Question

A point source $ S $ is placed at the bottom of a transparent block of height $ 10mm $ and refractive index $ 2.72 $ . It is immersed in a lower refractive index liquid as shown in the figure. It is found that the light emerging from the block to the liquid forms a circular bright spot of diameter $ 11.54mm $ on the top of the block. The refractive index of the liquid is,

(A) $ 1.21 $
(B) $ 1.30 $
(C) $ 1.36 $
(D) $ 1.42 $

Answer 1

Hint The angle formed from the source to the bright spot will be the critical angle. This angle will be given by the tan of the angle which is the ratio of the height and the radius of the spot. From there we will get the sine of the angle.
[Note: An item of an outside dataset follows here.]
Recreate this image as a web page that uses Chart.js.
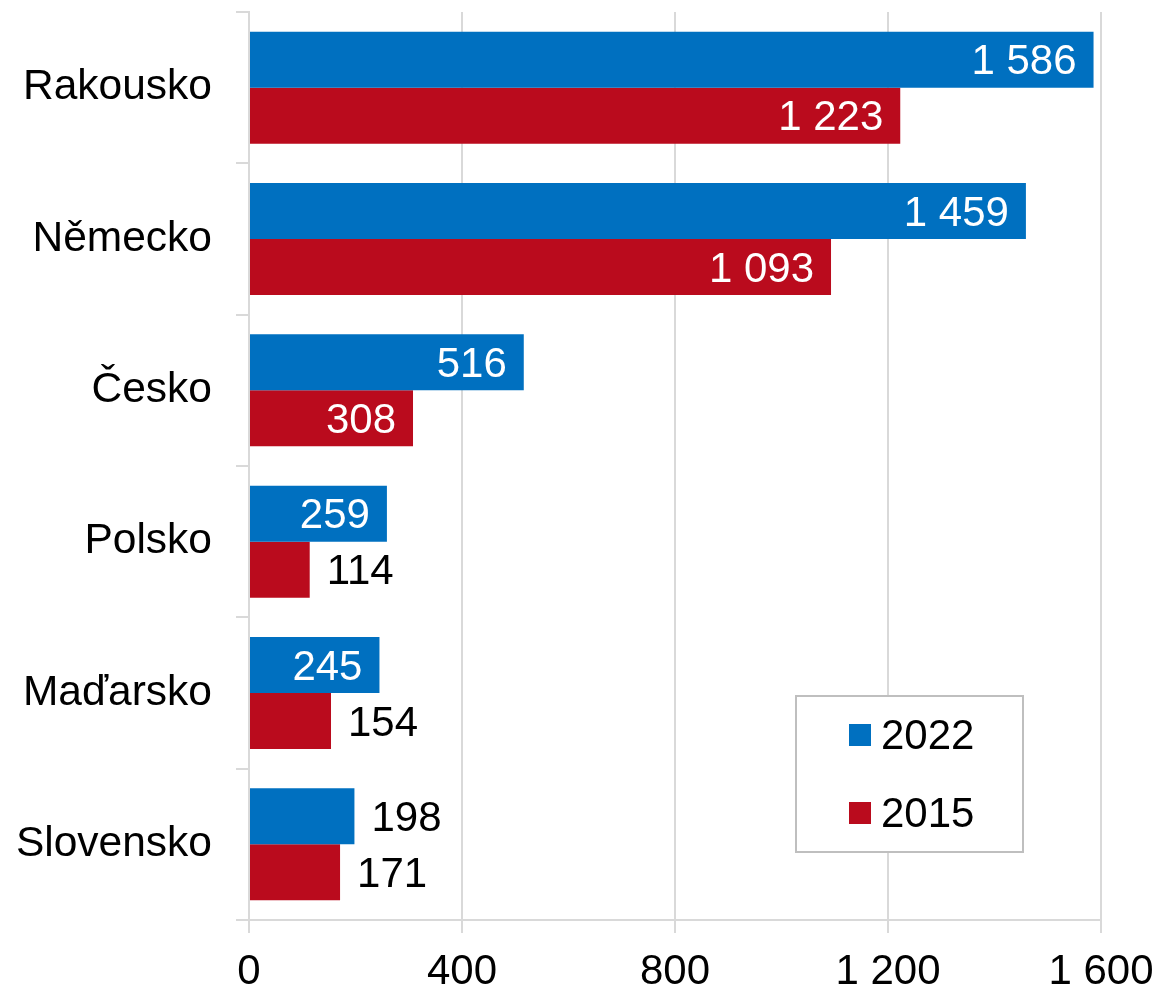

Using the value of the sine of the angle, we can find the refractive index of the liquid.

Formula Used: In this solution we will be using the following formula,
 $\Rightarrow \dfrac{{{n_2}}}{{{n_1}}} = \dfrac{{\sin {\theta _1}}}{{\sin {\theta _2}}} $
where $ {n_1},{n_2} $ is the refractive index of the first and the second medium respectively and $ {\theta _1},{\theta _2} $ are the angle of incidence and refraction respectively.

Complete step by step answer
To solve this problem, let us first draw the diagram of the source and the bright spot.

So the light from the source falls on the block to liquid interface at the critical angle. So the refracted ray becomes parallel to the surface. From the diagram, we take the radius of the bright spot as, $ \dfrac{{11.54}}{2}mm $
that is, $ 5.77mm $ . The height of the block is given as, $ 10mm $ . According to the diagram, the tan of the angle will be,
 $\Rightarrow \tan \theta = \dfrac{{5.77}}{{10}} $ . So we get the value as, $ \tan \theta = 0.577 $
On taking inverse on both the sides we get,
 $\Rightarrow \theta = 30^\circ $
So the sine of this angle will be,
 $\Rightarrow \sin 30^\circ = \dfrac{1}{2} $
Now, this angle is also the angle of incidence or the critical angle. Therefore the angle of refraction is $ 90^\circ $ . The first medium is the block having a refractive index of $ {n_1} = 2.72 $
Therefore, from Snell’s law, we have
 $\Rightarrow \dfrac{{{n_2}}}{{{n_1}}} = \dfrac{{\sin {\theta _1}}}{{\sin {\theta _2}}} $
So substituting the values we get
 $\Rightarrow \dfrac{{{n_2}}}{{2.72}} = \dfrac{{\sin 30}}{{\sin 90}} $ .
The value of $ \sin 90 $ is 1. So taking $ 2.72 $ to the RHS we get,
 $\Rightarrow {n_2} = \dfrac{1}{2} \times 2.72 $
On calculating we get
 $\Rightarrow {n_2} = 1.36 $
So the refractive index of the liquid is $ 1.36 $
Therefore, the correct answer is option C.

Note
Snell's law is used to describe the relationship between the angle of incidence and the angle of refraction for a ray that is crossing the boundary between 2 different isotropic mediums. It states that the ratio of the sine of the angle of incidence to the sine of the angle of refraction will be equal to the phase velocities in the two medium or reciprocal of the refractive indices of the two medium.